SET PROBLEM →
From the first line of the data below through the line bearing "one_cell_i = [0.0, 4.0]", reproduce each line exactly; do not include pictures.

SUPPLIED DATA →
## START

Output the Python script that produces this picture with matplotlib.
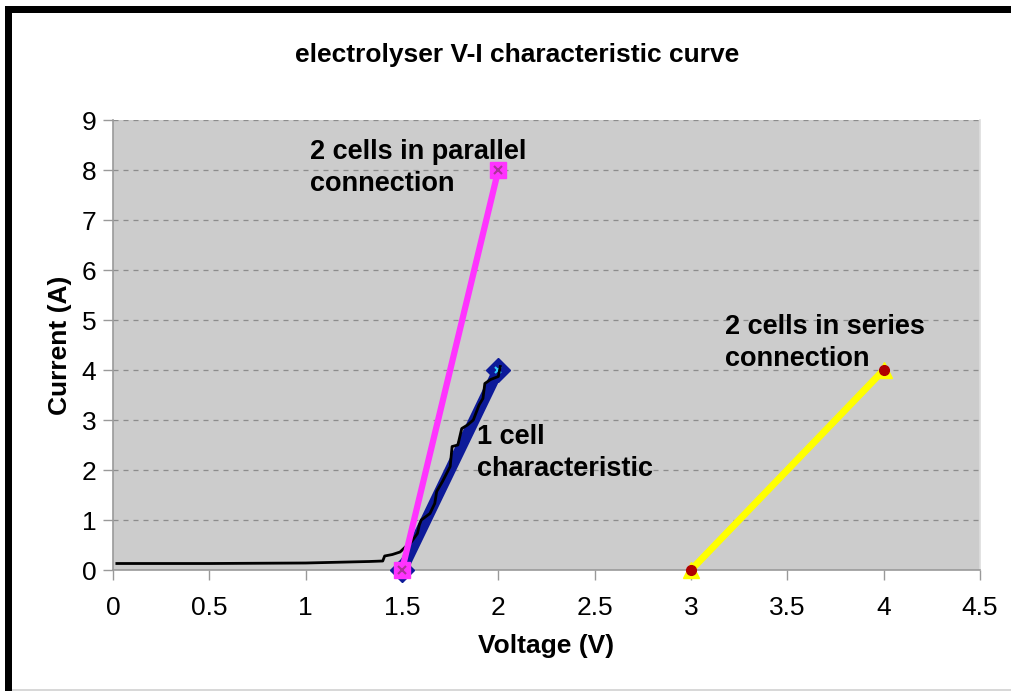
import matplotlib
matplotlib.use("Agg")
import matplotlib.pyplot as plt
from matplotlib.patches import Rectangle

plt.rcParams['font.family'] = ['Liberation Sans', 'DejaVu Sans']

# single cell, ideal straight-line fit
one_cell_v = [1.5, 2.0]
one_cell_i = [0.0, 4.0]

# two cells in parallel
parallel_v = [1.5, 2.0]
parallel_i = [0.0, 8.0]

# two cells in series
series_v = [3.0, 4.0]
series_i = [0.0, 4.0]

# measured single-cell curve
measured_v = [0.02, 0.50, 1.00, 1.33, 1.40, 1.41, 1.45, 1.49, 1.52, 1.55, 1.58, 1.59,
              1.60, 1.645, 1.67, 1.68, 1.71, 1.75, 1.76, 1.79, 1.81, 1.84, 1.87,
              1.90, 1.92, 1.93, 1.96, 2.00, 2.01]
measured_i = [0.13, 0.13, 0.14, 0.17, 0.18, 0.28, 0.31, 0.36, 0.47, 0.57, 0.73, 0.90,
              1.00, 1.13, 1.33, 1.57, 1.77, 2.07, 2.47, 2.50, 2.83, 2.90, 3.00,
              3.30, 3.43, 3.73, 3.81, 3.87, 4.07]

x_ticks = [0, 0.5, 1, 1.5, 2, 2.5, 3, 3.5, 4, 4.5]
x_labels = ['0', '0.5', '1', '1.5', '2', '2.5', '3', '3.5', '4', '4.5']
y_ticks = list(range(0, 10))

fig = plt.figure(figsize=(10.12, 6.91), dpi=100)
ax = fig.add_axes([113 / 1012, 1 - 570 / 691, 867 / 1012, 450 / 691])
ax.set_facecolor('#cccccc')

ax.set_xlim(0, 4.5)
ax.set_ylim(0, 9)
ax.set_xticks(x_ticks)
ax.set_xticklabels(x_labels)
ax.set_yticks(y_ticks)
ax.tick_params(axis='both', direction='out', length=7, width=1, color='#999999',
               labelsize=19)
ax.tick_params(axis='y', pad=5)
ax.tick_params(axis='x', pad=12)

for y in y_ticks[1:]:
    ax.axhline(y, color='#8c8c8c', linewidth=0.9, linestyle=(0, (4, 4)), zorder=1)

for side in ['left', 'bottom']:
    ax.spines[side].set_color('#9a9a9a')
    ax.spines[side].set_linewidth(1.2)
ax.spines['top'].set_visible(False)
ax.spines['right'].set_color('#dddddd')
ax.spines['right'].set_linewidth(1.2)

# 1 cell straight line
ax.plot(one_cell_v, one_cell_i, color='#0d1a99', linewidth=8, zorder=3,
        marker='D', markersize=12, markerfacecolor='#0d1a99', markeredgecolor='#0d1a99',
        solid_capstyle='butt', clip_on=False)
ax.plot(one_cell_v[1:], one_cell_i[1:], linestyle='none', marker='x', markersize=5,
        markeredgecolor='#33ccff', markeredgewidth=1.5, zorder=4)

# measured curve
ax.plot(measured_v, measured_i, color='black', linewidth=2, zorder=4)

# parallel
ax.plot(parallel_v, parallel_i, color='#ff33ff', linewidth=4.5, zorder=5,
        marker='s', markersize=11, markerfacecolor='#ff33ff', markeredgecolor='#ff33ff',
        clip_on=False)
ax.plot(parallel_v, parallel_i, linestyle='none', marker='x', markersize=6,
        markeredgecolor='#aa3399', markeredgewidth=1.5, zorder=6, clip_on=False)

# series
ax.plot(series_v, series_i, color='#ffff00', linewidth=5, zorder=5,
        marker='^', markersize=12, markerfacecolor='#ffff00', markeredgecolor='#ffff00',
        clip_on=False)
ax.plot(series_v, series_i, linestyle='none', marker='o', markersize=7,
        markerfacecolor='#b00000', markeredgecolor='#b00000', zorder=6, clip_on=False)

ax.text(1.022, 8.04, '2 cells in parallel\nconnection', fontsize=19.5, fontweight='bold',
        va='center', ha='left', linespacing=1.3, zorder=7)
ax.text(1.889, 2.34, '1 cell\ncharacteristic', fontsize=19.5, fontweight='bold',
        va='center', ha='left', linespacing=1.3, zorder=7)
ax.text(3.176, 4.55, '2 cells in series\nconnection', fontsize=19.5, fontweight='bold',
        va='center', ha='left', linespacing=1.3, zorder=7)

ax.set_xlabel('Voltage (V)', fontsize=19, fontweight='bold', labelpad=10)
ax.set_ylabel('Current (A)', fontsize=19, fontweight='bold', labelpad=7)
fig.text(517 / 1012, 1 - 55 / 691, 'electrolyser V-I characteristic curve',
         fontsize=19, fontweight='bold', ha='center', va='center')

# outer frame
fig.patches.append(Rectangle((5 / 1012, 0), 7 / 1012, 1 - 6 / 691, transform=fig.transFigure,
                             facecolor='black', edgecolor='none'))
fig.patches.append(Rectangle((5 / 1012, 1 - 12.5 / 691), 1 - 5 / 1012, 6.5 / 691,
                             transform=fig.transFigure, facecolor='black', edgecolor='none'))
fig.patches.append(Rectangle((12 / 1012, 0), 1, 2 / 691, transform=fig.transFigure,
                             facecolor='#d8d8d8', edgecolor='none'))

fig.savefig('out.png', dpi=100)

## END

SOLUTION TO THE PROBLEM →
Output the Python script that produces this picture with matplotlib.
import matplotlib
matplotlib.use("Agg")
import matplotlib.pyplot as plt
from matplotlib.patches import Rectangle

plt.rcParams['font.family'] = ['Liberation Sans', 'DejaVu Sans']

# single cell, ideal straight-line fit
one_cell_v = [1.5, 2.0]
one_cell_i = [0.0, 4.0]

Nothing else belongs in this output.